Menzione d'onore al doppiaggio italiano (che si fregia di veri e propri mostri sacri quali Lydia Simoneschi, Andreina Pagnani e Pino Locchi. Nomi che fanno spuntare una lacrimuccia di commozione a tutti gli appassionati, ma soprattutto a Maria Pia Di Meo (una Maria impeccabile) e alla succitata Tina Centi (che, con la sua voce, da decenni, accompagna la nostra infanzia con la stessa dolcezza con cui siamo abituati ad avere accanto a noi la nostra mamma) e ad un grandioso Giuseppe Rinaldi, che recita e canta con uno sbalorditivo talento, forse ignoto alla maggior parte dei nostri doppiatori (Rinaldi è stato uno dei pochi “cantattori” della CDC. Ineguagliabile e finora ineguagliato).

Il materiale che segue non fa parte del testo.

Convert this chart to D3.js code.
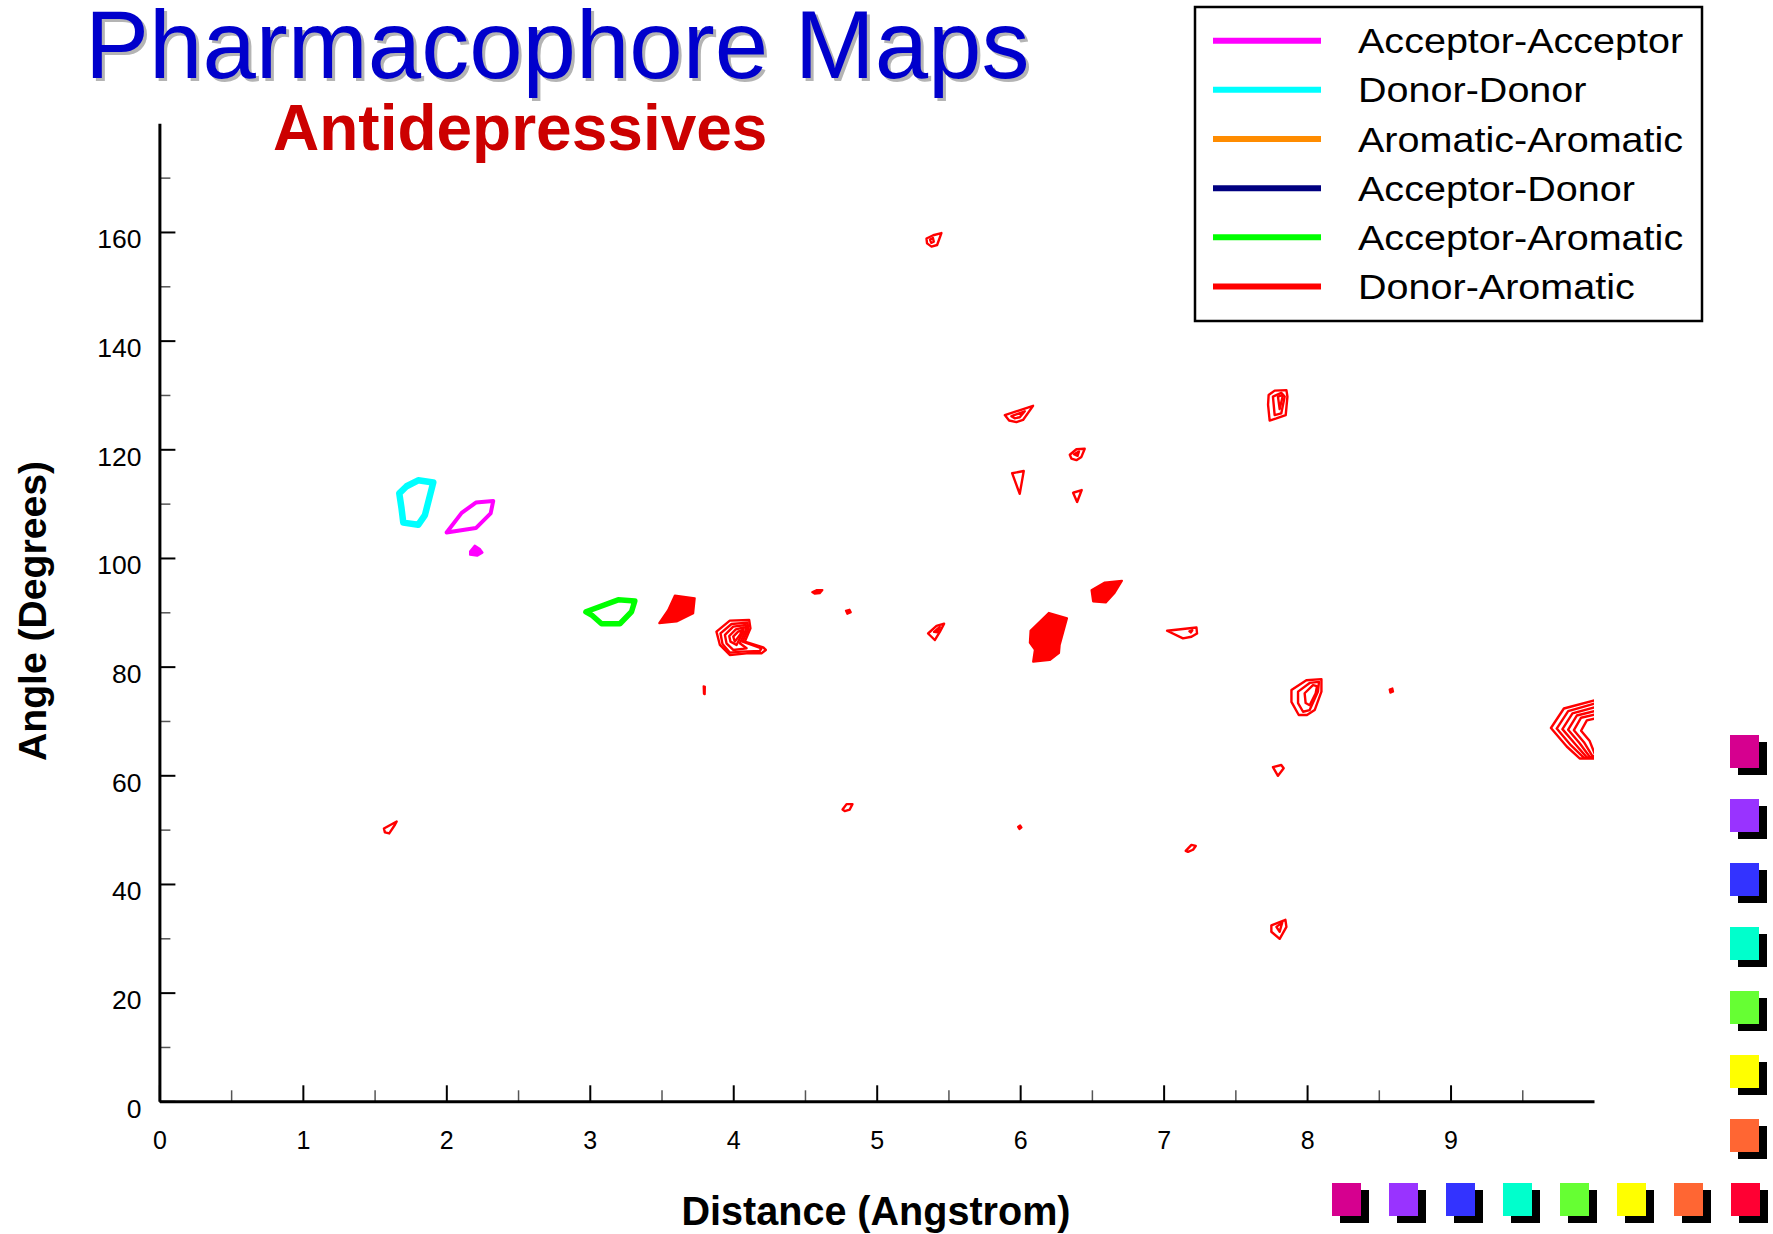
<!DOCTYPE html>
<html>
<head>
<meta charset="utf-8">
<script src="https://cdn.jsdelivr.net/npm/d3@7"></script>
<style>
  html, body { margin: 0; padding: 0; background: #fff; }
  svg { display: block; font-family: "Liberation Sans", Arial, sans-serif; }
</style>
</head>
<body>
<svg id="chart" width="1773" height="1234"></svg>
<script>
// ---- Pair types shown in the legend ----
const pairTypes = ["Acceptor-Acceptor", "Donor-Donor", "Aromatic-Aromatic",
                   "Acceptor-Donor", "Acceptor-Aromatic", "Donor-Aromatic"];

// ---- Axis ticks ----
const distanceTicks = [0, 1, 2, 3, 4, 5, 6, 7, 8, 9];
const distanceMinorTicks = [0.5, 1.5, 2.5, 3.5, 4.5, 5.5, 6.5, 7.5, 8.5, 9.5];
const angleTicks = [0, 20, 40, 60, 80, 100, 120, 140, 160];
const angleMinorTicks = [10, 30, 50, 70, 90, 110, 130, 150, 170];

// ---- Contour rings, [distance (Å), angle (deg)] ----
const acceptorAcceptorRings = [
  [[2.327, 110.5], [2.309, 108.2], [2.206, 105.5], [2.002, 104.7], [2.107, 108.3], [2.206, 110.2]]
];
const acceptorAcceptorCores = [
  [[2.165, 101.2], [2.199, 102.3], [2.234, 101.7], [2.253, 101.0], [2.215, 100.4], [2.165, 100.6]]
];
const donorDonorRings = [
  [[1.804, 114.3], [1.909, 113.9], [1.851, 107.9], [1.804, 106.1], [1.700, 106.5], [1.688, 109.1], [1.672, 111.9], [1.723, 113.2]]
];
const aromaticAromaticRings = [];
const acceptorDonorRings = [];
const acceptorAromaticRings = [
  [[2.973, 90.1], [3.198, 92.3], [3.314, 92.1], [3.291, 90.1], [3.210, 87.9], [3.082, 87.9], [3.013, 89.5]]
];
const donorAromaticRings = [
  // 5.4 Å / 158°
  [[5.347, 158.8], [5.394, 159.4], [5.451, 159.8], [5.421, 157.6], [5.382, 157.3], [5.351, 157.9]],
  [[5.372, 158.6], [5.392, 158.9], [5.398, 158.2], [5.380, 158.0]],
  // 6.0 Å / 126°
  [[5.893, 126.3], [6.090, 128.0], [6.020, 125.4], [5.974, 125.0], [5.923, 125.3]],
  [[5.939, 126.1], [6.032, 127.0], [5.997, 125.9], [5.962, 125.7]],
  // 7.8 Å / 128°
  [[7.732, 130.0], [7.774, 130.8], [7.856, 130.9], [7.863, 129.7], [7.851, 126.3], [7.786, 125.7], [7.739, 125.3], [7.728, 128.2]],
  [[7.762, 129.7], [7.820, 130.4], [7.844, 129.7], [7.820, 126.6], [7.774, 126.3]],
  [[7.797, 129.7], [7.832, 130.0], [7.809, 127.4]],
  // 6.4 Å / 119°
  [[6.346, 119.0], [6.392, 120.0], [6.450, 120.1], [6.427, 118.6], [6.392, 118.0], [6.357, 118.3]],
  [[6.375, 119.1], [6.410, 119.6], [6.400, 118.8]],
  // 6.0 Å / 114°
  [[5.944, 115.6], [6.025, 116.0], [5.997, 111.8]],
  // 6.4 Å / 111°
  [[6.369, 112.0], [6.429, 112.5], [6.397, 110.3]],
  // 4.05 Å / 85°
  [[3.883, 86.44], [3.976, 88.46], [4.111, 88.59], [4.120, 87.05], [4.081, 84.60], [4.209, 83.56], [4.227, 83.07], [4.197, 82.45], [4.093, 82.45], [3.976, 82.15], [3.907, 83.99]],
  [[3.911, 86.13], [3.988, 87.85], [4.100, 88.10], [4.104, 86.87], [4.065, 84.60], [4.197, 83.37], [4.185, 82.88], [4.058, 82.76], [3.976, 82.58], [3.925, 84.17]],
  [[3.942, 85.83], [4.000, 87.36], [4.088, 87.67], [4.088, 86.75], [4.046, 84.29], [4.093, 83.37], [4.000, 83.07], [3.953, 84.29]],
  [[3.972, 85.64], [4.018, 86.87], [4.074, 87.24], [4.069, 86.44], [4.023, 83.99], [3.981, 84.60]],
  [[4.000, 85.52], [4.034, 86.44], [4.065, 86.75], [4.046, 85.83], [4.011, 84.60]],
  // 5.4 Å / 87°
  [[5.358, 86.1], [5.417, 87.5], [5.470, 87.9], [5.440, 86.4], [5.405, 84.9]],
  [[5.400, 86.4], [5.440, 87.3], [5.425, 86.3]],
  // 7.1 Å / 86°
  [[7.024, 86.6], [7.229, 87.2], [7.233, 86.1], [7.194, 85.5], [7.135, 85.2]],
  [[7.180, 86.5], [7.200, 86.7], [7.190, 86.3]],
  // 8.0 Å / 75°
  [[7.891, 75.7], [7.995, 77.5], [8.100, 77.7], [8.100, 75.4], [8.053, 72.0], [7.999, 71.1], [7.942, 71.1], [7.891, 73.5]],
  [[7.937, 75.4], [8.018, 77.0], [8.083, 77.2], [8.076, 75.4], [8.018, 72.0], [7.972, 71.7], [7.937, 73.3]],
  [[7.983, 75.1], [8.041, 76.6], [8.069, 76.4], [8.060, 75.1], [8.018, 72.9], [7.990, 73.3]],
  // 9.9 Å / 68° (runs past the 10 Å edge)
  [[9.70, 68.7], [9.79, 72.3], [10.06, 74.2], [10.06, 63.1], [9.90, 63.1], [9.81, 65.3]],
  [[9.74, 68.6], [9.82, 71.8], [10.06, 73.6], [10.06, 63.2], [9.93, 63.2], [9.84, 65.5]],
  [[9.78, 68.5], [9.85, 71.4], [10.06, 72.9], [10.06, 63.3], [9.95, 63.3], [9.87, 65.7]],
  [[9.82, 68.4], [9.88, 71.0], [10.06, 72.2], [10.06, 63.4], [9.97, 63.4], [9.90, 65.9]],
  [[9.86, 68.3], [9.91, 70.6], [10.06, 71.5], [10.06, 63.5], [9.99, 63.5], [9.93, 66.1]],
  [[9.91, 68.2], [9.95, 70.1], [10.06, 70.8], [10.06, 63.6], [10.01, 63.6], [9.97, 66.3]],
  // 7.8 Å / 61°
  [[7.762, 61.5], [7.820, 61.9], [7.837, 61.3], [7.797, 59.9]],
  // 1.6 Å / 50°
  [[1.565, 50.2], [1.654, 51.5], [1.642, 50.9], [1.602, 49.3], [1.572, 49.5]],
  // 4.8 Å / 54°
  [[4.762, 53.7], [4.790, 54.7], [4.831, 54.7], [4.812, 53.7], [4.777, 53.4]],
  // 7.2 Å / 46.6°
  [[7.154, 46.1], [7.194, 47.2], [7.224, 47.0], [7.205, 46.3], [7.170, 45.9]],
  // 7.8 Å / 32°
  [[7.751, 32.4], [7.849, 33.4], [7.856, 32.1], [7.809, 29.9], [7.751, 31.2]],
  [[7.786, 32.1], [7.827, 32.9], [7.809, 31.2]]
];
// dense cores where the contour levels merge
const donorAromaticCores = [
  [[3.593, 93.1], [3.732, 92.6], [3.721, 89.8], [3.605, 88.3], [3.484, 88.0], [3.546, 90.4]],
  [[6.072, 86.6], [6.201, 89.9], [6.327, 88.9], [6.276, 84.0], [6.271, 82.5], [6.206, 81.2], [6.090, 80.9], [6.102, 83.1], [6.067, 84.4]],
  [[6.497, 94.1], [6.590, 95.5], [6.710, 95.8], [6.659, 93.6], [6.597, 91.8], [6.508, 92.0]],
  [[4.550, 93.7], [4.580, 94.1], [4.622, 94.1], [4.603, 93.5], [4.569, 93.4]],
  [[4.785, 90.3], [4.810, 90.5], [4.820, 90.0], [4.795, 89.7]],
  [[3.793, 76.4], [3.803, 76.3], [3.802, 74.9], [3.795, 75.0]],
  [[8.575, 75.8], [8.595, 76.0], [8.600, 75.4], [8.580, 75.2]],
  [[5.985, 50.5], [6.000, 50.8], [6.010, 50.4], [5.995, 50.1]]
];

// ---- Colour key swatches ----
const sideSwatches = ["#d6008f", "#9933ff", "#3333ff", "#00ffcc", "#66ff33", "#ffff00", "#ff6633"];
const bottomSwatches = ["#d6008f", "#9933ff", "#3333ff", "#00ffcc", "#66ff33", "#ffff00", "#ff6633", "#ff0033"];

// ---- Build series ----
const palette = ["#ff00ff", "#00ffff", "#ff8c00", "#000080", "#00ff00", "#ff0000"];
const lineWidths = [4, 6.5, 4, 4, 5.5, 2.4];
const seriesRings = [acceptorAcceptorRings, donorDonorRings, aromaticAromaticRings,
                     acceptorDonorRings, acceptorAromaticRings, donorAromaticRings];
const seriesCores = [acceptorAcceptorCores, [], [], [], [], donorAromaticCores];
const series = pairTypes.map((name, i) => ({
  name, color: palette[i], width: lineWidths[i], rings: seriesRings[i], cores: seriesCores[i]
}));

// ---- Layout ----
const svg = d3.select("#chart");
const plot = { left: 159.4, right: 1594, top: 123.3, bottom: 1101.3 };
const x = d3.scaleLinear().domain([0, 10]).range([plot.left, plot.right]);
const y = d3.scaleLinear().domain([0, 180]).range([plot.bottom, plot.top]);

// Titles
const titleFont = "'Liberation Sans', Arial, sans-serif";
svg.append("text").attr("x", 88).attr("y", 81)
  .attr("font-size", 96).attr("fill", "#b4b4b4").text("Pharmacophore Maps");
svg.append("text").attr("x", 85).attr("y", 78)
  .attr("font-size", 96).attr("fill", "#0000cc").text("Pharmacophore Maps");
svg.append("text").attr("x", 273).attr("y", 150)
  .attr("font-size", 64).attr("font-weight", "bold").attr("fill", "#cc0000").text("Antidepressives");

// Clip for contours
svg.append("defs").append("clipPath").attr("id", "plotClip")
  .append("rect").attr("x", plot.left).attr("y", plot.top)
  .attr("width", plot.right - plot.left).attr("height", plot.bottom - plot.top);

const ringPath = d3.line().x(p => x(p[0])).y(p => y(p[1])).curve(d3.curveLinearClosed);
const contourLayer = svg.append("g").attr("clip-path", "url(#plotClip)");
series.forEach(s => {
  const g = contourLayer.append("g");
  g.selectAll("path.core").data(s.cores).join("path").attr("class", "core")
    .attr("d", ringPath).attr("fill", s.color).attr("stroke", s.color)
    .attr("stroke-width", 2).attr("stroke-linejoin", "round");
  g.selectAll("path.ring").data(s.rings).join("path").attr("class", "ring")
    .attr("d", ringPath).attr("fill", "none").attr("stroke", s.color)
    .attr("stroke-width", s.width).attr("stroke-linejoin", "round");
});

// Axes
function styleAxis(g, major) {
  g.select(".domain").attr("stroke", "#000").attr("stroke-width", 3);
  g.selectAll(".tick line").attr("stroke", major ? "#000" : "#555").attr("stroke-width", major ? 2 : 1.5);
  g.selectAll(".tick text").attr("font-size", 25).attr("fill", "#000")
    .attr("font-family", titleFont);
}
const xMinor = svg.append("g").attr("transform", `translate(0,${plot.bottom})`)
  .call(d3.axisBottom(x).tickValues(distanceMinorTicks).tickSize(-11).tickSizeOuter(0).tickFormat(""));
xMinor.select(".domain").remove();
styleAxis(xMinor, false);
const yMinor = svg.append("g").attr("transform", `translate(${plot.left},0)`)
  .call(d3.axisLeft(y).tickValues(angleMinorTicks).tickSize(-11).tickSizeOuter(0).tickFormat(""));
yMinor.select(".domain").remove();
styleAxis(yMinor, false);

const xAxis = svg.append("g").attr("transform", `translate(0,${plot.bottom})`)
  .call(d3.axisBottom(x).tickValues(distanceTicks).tickSize(-16).tickSizeOuter(0).tickPadding(30).tickFormat(d3.format("d")));
styleAxis(xAxis, true);
const yAxis = svg.append("g").attr("transform", `translate(${plot.left},0)`)
  .call(d3.axisLeft(y).tickValues(angleTicks).tickSize(-16).tickSizeOuter(0).tickPadding(18).tickFormat(d3.format("d")));
styleAxis(yAxis, true);
yAxis.selectAll(".tick text").attr("font-size", 26.5).attr("dy", "0.6em");

// Axis titles
svg.append("text").attr("transform", "translate(46,611) rotate(-90)")
  .attr("text-anchor", "middle").attr("font-size", 38).attr("font-weight", "bold")
  .attr("textLength", 300).attr("lengthAdjust", "spacingAndGlyphs").text("Angle (Degrees)");
svg.append("text").attr("x", 876).attr("y", 1225)
  .attr("text-anchor", "middle").attr("font-size", 40).attr("font-weight", "bold")
  .attr("textLength", 389).attr("lengthAdjust", "spacingAndGlyphs").text("Distance (Angstrom)");

// Legend
const legend = svg.append("g");
legend.append("rect").attr("x", 1195).attr("y", 7).attr("width", 507).attr("height", 314)
  .attr("fill", "#fff").attr("stroke", "#000").attr("stroke-width", 2.5);
const rowY = d3.scalePoint().domain(pairTypes).range([40.7, 286.5]);
const rows = legend.selectAll("g.row").data(series).join("g").attr("class", "row")
  .attr("transform", d => `translate(0,${rowY(d.name)})`);
rows.append("line").attr("x1", 1213).attr("x2", 1321)
  .attr("stroke", d => d.color).attr("stroke-width", 6);
rows.append("text").attr("transform", "translate(1358,12.5) scale(1.13,1)")
  .attr("font-size", 35).attr("fill", "#000").text(d => d.name);

// Colour key swatches with drop shadows
const sw = { w: 29, h: 33, dx: 8, dy: 7 };
const sideY = d3.scaleLinear().domain([0, 1]).range([735, 799]);
const bottomX = d3.scaleLinear().domain([0, 1]).range([1332, 1389]);
function drawSwatch(sel) {
  sel.append("rect").attr("x", sw.dx).attr("y", sw.dy).attr("width", sw.w).attr("height", sw.h).attr("fill", "#000");
  sel.append("rect").attr("width", sw.w).attr("height", sw.h).attr("fill", d => d);
}
svg.selectAll("g.side").data(sideSwatches).join("g").attr("class", "side")
  .attr("transform", (d, i) => `translate(1730,${sideY(i)})`).call(drawSwatch);
svg.selectAll("g.bottom").data(bottomSwatches).join("g").attr("class", "bottom")
  .attr("transform", (d, i) => `translate(${bottomX(i)},1183)`).call(drawSwatch);
</script>
</body>
</html>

Quindi un film perfetto? No, non dico questo. Però, Tutti insieme appassionatamente è stato l'ultimo grande musical sfornato da Hollywood. Benchè sbeffeggiato da un buon numero di cineasti e di spettatori dei decenni successivi (basti pensare all' arguta canzone cantata in Paradiso dai Monty Python ne Il senso della vita), non credo sia disdicevole dire che, se il pubblico di tutto il mondo gli ha decretato un successo strepitoso (tranne quello italiano, che dimostrò anche in questa occasione una totale disaffezione per il film musicale; ma anche quello di lingua tedesca non sembrò apprezzare), forse non ha avuto tutti i torti. Soprattutto perchè è tutt'altro che immeritato.